- _GOAL_: Your task is to give the listing below back word for word, pictures excluded.

___ COLLECTED MATERIAL

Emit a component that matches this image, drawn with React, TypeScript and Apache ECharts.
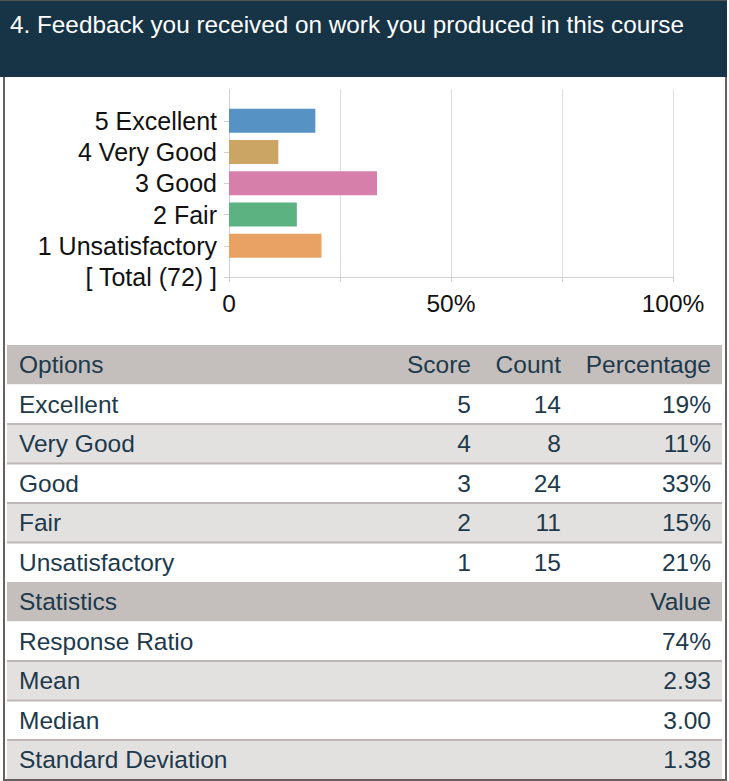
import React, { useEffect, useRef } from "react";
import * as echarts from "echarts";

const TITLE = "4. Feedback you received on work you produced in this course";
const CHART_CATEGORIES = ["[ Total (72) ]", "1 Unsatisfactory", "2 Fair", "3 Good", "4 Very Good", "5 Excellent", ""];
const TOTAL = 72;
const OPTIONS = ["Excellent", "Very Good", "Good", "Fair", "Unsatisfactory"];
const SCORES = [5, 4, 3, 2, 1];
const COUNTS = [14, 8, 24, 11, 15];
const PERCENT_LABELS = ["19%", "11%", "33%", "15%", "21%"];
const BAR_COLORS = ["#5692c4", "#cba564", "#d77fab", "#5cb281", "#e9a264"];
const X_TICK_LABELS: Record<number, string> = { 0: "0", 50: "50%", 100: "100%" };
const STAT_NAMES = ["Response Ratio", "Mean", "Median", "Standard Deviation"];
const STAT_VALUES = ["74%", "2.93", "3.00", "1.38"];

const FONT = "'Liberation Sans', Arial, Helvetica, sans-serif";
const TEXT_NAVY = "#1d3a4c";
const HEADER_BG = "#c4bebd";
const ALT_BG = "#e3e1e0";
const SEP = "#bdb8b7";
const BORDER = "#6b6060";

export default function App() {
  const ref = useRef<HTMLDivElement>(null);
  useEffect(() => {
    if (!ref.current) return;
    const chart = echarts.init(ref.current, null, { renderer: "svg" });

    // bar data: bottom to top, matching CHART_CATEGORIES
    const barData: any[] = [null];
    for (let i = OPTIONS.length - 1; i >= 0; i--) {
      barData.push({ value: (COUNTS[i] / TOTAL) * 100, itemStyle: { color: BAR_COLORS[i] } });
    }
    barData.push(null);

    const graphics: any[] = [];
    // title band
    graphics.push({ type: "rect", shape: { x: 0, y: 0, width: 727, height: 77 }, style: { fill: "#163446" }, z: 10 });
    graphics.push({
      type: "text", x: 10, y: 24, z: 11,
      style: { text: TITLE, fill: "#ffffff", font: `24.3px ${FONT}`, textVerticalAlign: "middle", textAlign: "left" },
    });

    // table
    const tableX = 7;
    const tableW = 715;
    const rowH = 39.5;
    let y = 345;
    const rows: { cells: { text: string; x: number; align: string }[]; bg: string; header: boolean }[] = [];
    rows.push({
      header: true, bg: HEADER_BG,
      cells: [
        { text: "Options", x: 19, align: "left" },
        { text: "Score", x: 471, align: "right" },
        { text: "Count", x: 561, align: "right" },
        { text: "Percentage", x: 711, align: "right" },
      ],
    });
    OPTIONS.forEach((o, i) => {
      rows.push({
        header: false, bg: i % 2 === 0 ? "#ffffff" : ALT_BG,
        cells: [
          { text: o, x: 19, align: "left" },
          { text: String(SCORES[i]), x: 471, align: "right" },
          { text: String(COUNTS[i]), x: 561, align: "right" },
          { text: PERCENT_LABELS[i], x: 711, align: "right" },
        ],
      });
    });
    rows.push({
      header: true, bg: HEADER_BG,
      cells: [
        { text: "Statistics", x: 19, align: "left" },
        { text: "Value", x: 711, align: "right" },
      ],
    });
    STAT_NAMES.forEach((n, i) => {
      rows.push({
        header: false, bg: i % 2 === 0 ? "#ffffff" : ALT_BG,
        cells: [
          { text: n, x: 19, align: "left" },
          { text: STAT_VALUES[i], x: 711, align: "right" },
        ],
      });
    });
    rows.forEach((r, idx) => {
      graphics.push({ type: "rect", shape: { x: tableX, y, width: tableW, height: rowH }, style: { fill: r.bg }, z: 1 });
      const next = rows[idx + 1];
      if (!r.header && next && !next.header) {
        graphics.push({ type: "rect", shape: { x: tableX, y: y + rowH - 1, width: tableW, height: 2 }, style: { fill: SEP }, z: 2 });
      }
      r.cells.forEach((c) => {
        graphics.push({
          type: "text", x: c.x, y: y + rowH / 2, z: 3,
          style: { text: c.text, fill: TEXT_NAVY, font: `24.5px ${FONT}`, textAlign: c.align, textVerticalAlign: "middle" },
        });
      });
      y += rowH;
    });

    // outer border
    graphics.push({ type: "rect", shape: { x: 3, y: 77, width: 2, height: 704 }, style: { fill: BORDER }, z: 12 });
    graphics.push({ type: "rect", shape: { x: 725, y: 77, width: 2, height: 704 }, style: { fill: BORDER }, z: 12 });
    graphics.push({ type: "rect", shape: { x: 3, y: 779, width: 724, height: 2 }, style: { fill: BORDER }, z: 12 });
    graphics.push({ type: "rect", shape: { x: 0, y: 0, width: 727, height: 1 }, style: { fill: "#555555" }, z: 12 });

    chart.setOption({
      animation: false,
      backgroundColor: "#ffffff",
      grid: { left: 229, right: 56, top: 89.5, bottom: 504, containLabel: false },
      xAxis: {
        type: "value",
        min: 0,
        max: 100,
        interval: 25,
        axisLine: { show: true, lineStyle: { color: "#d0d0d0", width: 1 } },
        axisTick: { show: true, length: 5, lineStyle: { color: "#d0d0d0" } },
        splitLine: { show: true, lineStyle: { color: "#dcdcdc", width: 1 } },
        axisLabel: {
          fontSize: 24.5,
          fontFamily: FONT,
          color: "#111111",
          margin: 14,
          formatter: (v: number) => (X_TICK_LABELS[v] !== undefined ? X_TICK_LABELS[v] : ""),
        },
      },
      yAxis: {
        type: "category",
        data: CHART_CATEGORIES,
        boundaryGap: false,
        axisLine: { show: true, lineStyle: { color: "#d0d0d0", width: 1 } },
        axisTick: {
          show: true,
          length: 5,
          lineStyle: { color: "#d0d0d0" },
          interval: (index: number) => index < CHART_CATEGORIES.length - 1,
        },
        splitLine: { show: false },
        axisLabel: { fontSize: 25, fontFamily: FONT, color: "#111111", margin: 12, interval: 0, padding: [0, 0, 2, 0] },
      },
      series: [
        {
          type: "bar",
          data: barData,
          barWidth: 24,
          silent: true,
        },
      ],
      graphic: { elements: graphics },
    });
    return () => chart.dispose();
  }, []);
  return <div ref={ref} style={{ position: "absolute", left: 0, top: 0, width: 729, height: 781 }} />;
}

______

- _THE REPLY_:
Emit a component that matches this image, drawn with React, TypeScript and Apache ECharts.
import React, { useEffect, useRef } from "react";
import * as echarts from "echarts";

const TITLE = "4. Feedback you received on work you produced in this course";
const CHART_CATEGORIES = ["[ Total (72) ]", "1 Unsatisfactory", "2 Fair", "3 Good", "4 Very Good", "5 Excellent", ""];
const TOTAL = 72;
const OPTIONS = ["Excellent", "Very Good", "Good", "Fair", "Unsatisfactory"];
const SCORES = [5, 4, 3, 2, 1];
const COUNTS = [14, 8, 24, 11, 15];
const PERCENT_LABELS = ["19%", "11%", "33%", "15%", "21%"];
const BAR_COLORS = ["#5692c4", "#cba564", "#d77fab", "#5cb281", "#e9a264"];
const X_TICK_LABELS: Record<number, string> = { 0: "0", 50: "50%", 100: "100%" };
const STAT_NAMES = ["Response Ratio", "Mean", "Median", "Standard Deviation"];
const STAT_VALUES = ["74%", "2.93", "3.00", "1.38"];

const FONT = "'Liberation Sans', Arial, Helvetica, sans-serif";
const TEXT_NAVY = "#1d3a4c";
const HEADER_BG = "#c4bebd";
const ALT_BG = "#e3e1e0";
const SEP = "#bdb8b7";
const BORDER = "#6b6060";

export default function App() {
  const ref = useRef<HTMLDivElement>(null);
  useEffect(() => {
    if (!ref.current) return;
    const chart = echarts.init(ref.current, null, { renderer: "svg" });

    // bar data: bottom to top, matching CHART_CATEGORIES
    const barData: any[] = [null];
    for (let i = OPTIONS.length - 1; i >= 0; i--) {
      barData.push({ value: (COUNTS[i] / TOTAL) * 100, itemStyle: { color: BAR_COLORS[i] } });
    }
    barData.push(null);

    const graphics: any[] = [];
    // title band
    graphics.push({ type: "rect", shape: { x: 0, y: 0, width: 727, height: 77 }, style: { fill: "#163446" }, z: 10 });
    graphics.push({
      type: "text", x: 10, y: 24, z: 11,
      style: { text: TITLE, fill: "#ffffff", font: `24.3px ${FONT}`, textVerticalAlign: "middle", textAlign: "left" },
    });

    // table
    const tableX = 7;
    const tableW = 715;
    const rowH = 39.5;
    let y = 345;
    const rows: { cells: { text: string; x: number; align: string }[]; bg: string; header: boolean }[] = [];
    rows.push({
      header: true, bg: HEADER_BG,
      cells: [
        { text: "Options", x: 19, align: "left" },
        { text: "Score", x: 471, align: "right" },
        { text: "Count", x: 561, align: "right" },
        { text: "Percentage", x: 711, align: "right" },
      ],
    });
    OPTIONS.forEach((o, i) => {
      rows.push({
        header: false, bg: i % 2 === 0 ? "#ffffff" : ALT_BG,
        cells: [
          { text: o, x: 19, align: "left" },
          { text: String(SCORES[i]), x: 471, align: "right" },
          { text: String(COUNTS[i]), x: 561, align: "right" },
          { text: PERCENT_LABELS[i], x: 711, align: "right" },
        ],
      });
    });
    rows.push({
      header: true, bg: HEADER_BG,
      cells: [
        { text: "Statistics", x: 19, align: "left" },
        { text: "Value", x: 711, align: "right" },
      ],
    });
    STAT_NAMES.forEach((n, i) => {
      rows.push({
        header: false, bg: i % 2 === 0 ? "#ffffff" : ALT_BG,
        cells: [
          { text: n, x: 19, align: "left" },
          { text: STAT_VALUES[i], x: 711, align: "right" },
        ],
      });
    });
    rows.forEach((r, idx) => {
      graphics.push({ type: "rect", shape: { x: tableX, y, width: tableW, height: rowH }, style: { fill: r.bg }, z: 1 });
      const next = rows[idx + 1];
      if (!r.header && next && !next.header) {
        graphics.push({ type: "rect", shape: { x: tableX, y: y + rowH - 1, width: tableW, height: 2 }, style: { fill: SEP }, z: 2 });
      }
      r.cells.forEach((c) => {
        graphics.push({
          type: "text", x: c.x, y: y + rowH / 2, z: 3,
          style: { text: c.text, fill: TEXT_NAVY, font: `24.5px ${FONT}`, textAlign: c.align, textVerticalAlign: "middle" },
        });
      });
      y += rowH;
    });

    // outer border
    graphics.push({ type: "rect", shape: { x: 3, y: 77, width: 2, height: 704 }, style: { fill: BORDER }, z: 12 });
    graphics.push({ type: "rect", shape: { x: 725, y: 77, width: 2, height: 704 }, style: { fill: BORDER }, z: 12 });
    graphics.push({ type: "rect", shape: { x: 3, y: 779, width: 724, height: 2 }, style: { fill: BORDER }, z: 12 });
    graphics.push({ type: "rect", shape: { x: 0, y: 0, width: 727, height: 1 }, style: { fill: "#555555" }, z: 12 });

    chart.setOption({
      animation: false,
      backgroundColor: "#ffffff",
      grid: { left: 229, right: 56, top: 89.5, bottom: 504, containLabel: false },
      xAxis: {
        type: "value",
        min: 0,
        max: 100,
        interval: 25,
        axisLine: { show: true, lineStyle: { color: "#d0d0d0", width: 1 } },
        axisTick: { show: true, length: 5, lineStyle: { color: "#d0d0d0" } },
        splitLine: { show: true, lineStyle: { color: "#dcdcdc", width: 1 } },
        axisLabel: {
          fontSize: 24.5,
          fontFamily: FONT,
          color: "#111111",
          margin: 14,
          formatter: (v: number) => (X_TICK_LABELS[v] !== undefined ? X_TICK_LABELS[v] : ""),
        },
      },
      yAxis: {
        type: "category",
        data: CHART_CATEGORIES,
        boundaryGap: false,
        axisLine: { show: true, lineStyle: { color: "#d0d0d0", width: 1 } },
        axisTick: {
          show: true,
          length: 5,
          lineStyle: { color: "#d0d0d0" },
          interval: (index: number) => index < CHART_CATEGORIES.length - 1,
        },
        splitLine: { show: false },
        axisLabel: { fontSize: 25, fontFamily: FONT, color: "#111111", margin: 12, interval: 0, padding: [0, 0, 2, 0] },
      },
      series: [
        {
          type: "bar",
          data: barData,
          barWidth: 24,
          silent: true,
        },
      ],
      graphic: { elements: graphics },
    });
    return () => chart.dispose();
  }, []);
  return <div ref={ref} style={{ position: "absolute", left: 0, top: 0, width: 729, height: 781 }} />;
}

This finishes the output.